Blogger Unknown said...

I, too, appreciated the way Vertov used different film techniques. The spliced scenes were particularly interesting and fun. His contemporaries probably regarded the camera as something like a dead fish - they flopped it around because they didn't think it could have a life of itself. Vertov, however, seemed to just let the camera run and do its own thing.

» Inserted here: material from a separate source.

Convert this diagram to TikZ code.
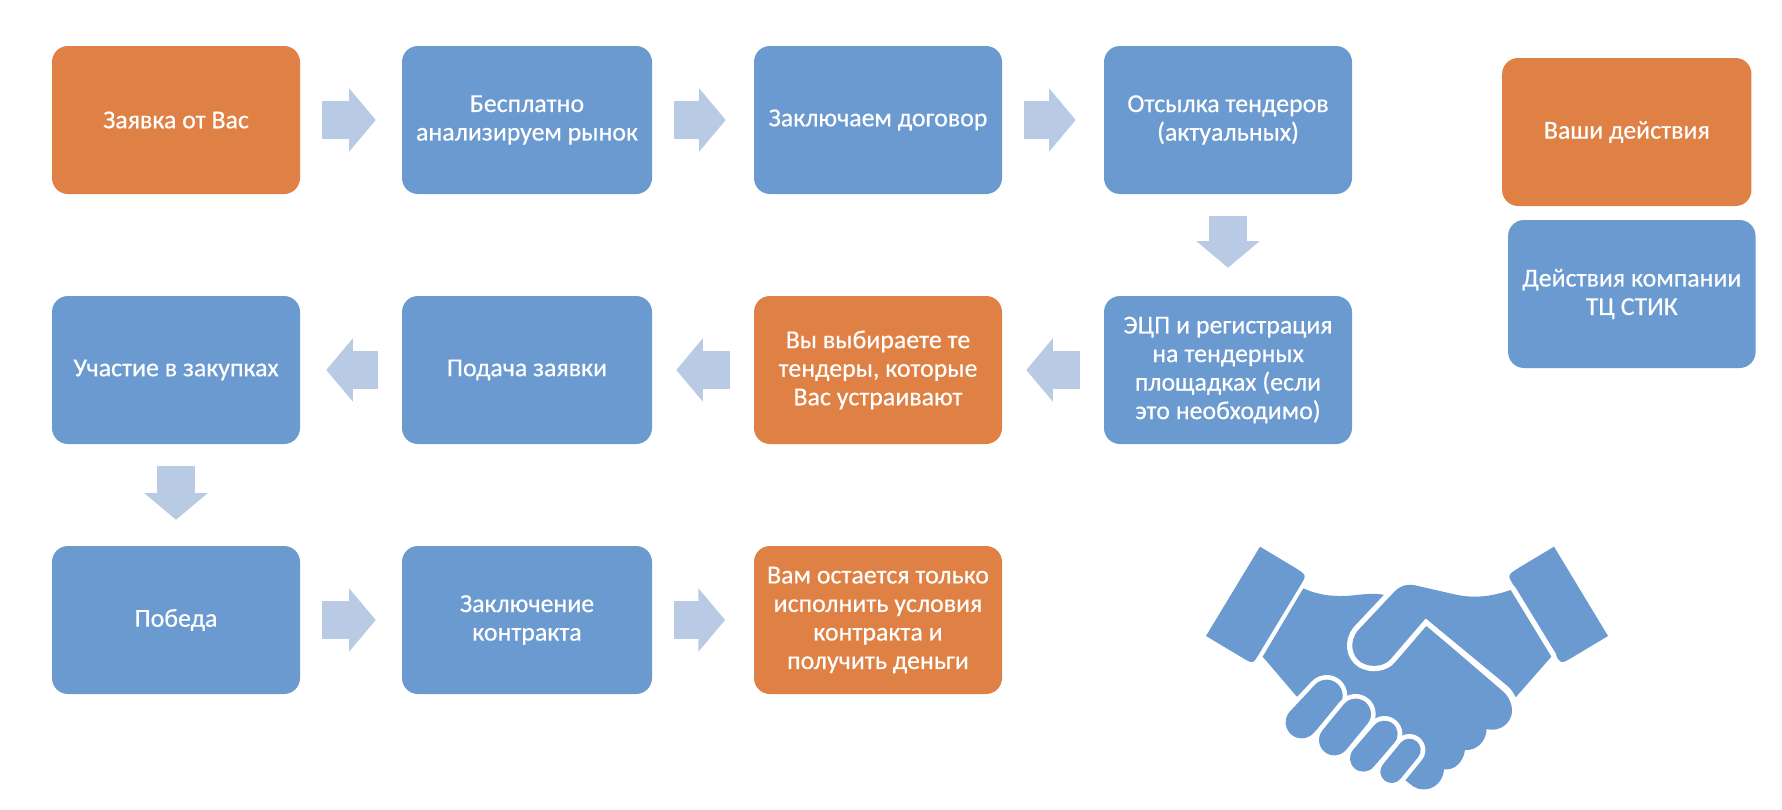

Also, I think that Vertov didn't use techniques such as zoom because (and anyone can correct me if I'm wrong) it was either awkward or impossible with the technology available back then. If not, then perhaps Vertov has another reason for his reluctance.

1/27/2007 10:56 PM  
Blogger Ifan Wei said...

You touched on the fact that the film captures a time period of technological transition. I was fascinated by the diverse forms of transportation that cluttered the street. There was an abundance of automobiles, cable cars, pedestrians, and horse-drawn carriages. When filming a horse-drawn carriage from a moving automobile, Vertov asks the audience to ponder a means of transportation that is losing its practicality. He even focuses on the head of the moving horse for emphasis. Vertov's cinematic treatment of the horse gave me the impression that there was pressure to keep up with a fast-paced society where technological advancements were rendering previous norms obsolete.

1/28/2007 4:36 PM  
Blogger Danica said...

I agree with the way you approached watching this movie. I believe that for meaning the movie needed to be looked at on the whole, and the individual scenes needed to be looked at for what they meant, in cinematic terms.
I believe that Vertov was trying to capture the everyday life in the Soviet Union through this new way of using a movie camera. He focuses on so many normally ignored things, like the worn-ness of the women's bra and thread being spun, as if he is saying a movie camera can capture what an eye cannot. When taken as a whole, I think this point comes across.

1/28/2007 8:58 PM  
Blogger Akshay said...

I agree with the concluding statement that the Kino-Eye seems to consciously select what the audience sees. However, I am not sure that it is intended to portray a day in the life of a city in Russia; there is an entire segment of the film devoted to showing universal experiences such as birth and death in all their naked detail. Vertov was extremely interested in making a universal language of film with his Kino-Eye, so these scenes may instead have been part of such communication. In my opinion, Vertov may as well have titled the movie "Experiments with a Movie Camera," because the level of pure experimentation in search of this universal language is startling, and perhaps does not mesh with the idea of conveying the daily life of the city (large sections of the film are not even in real time).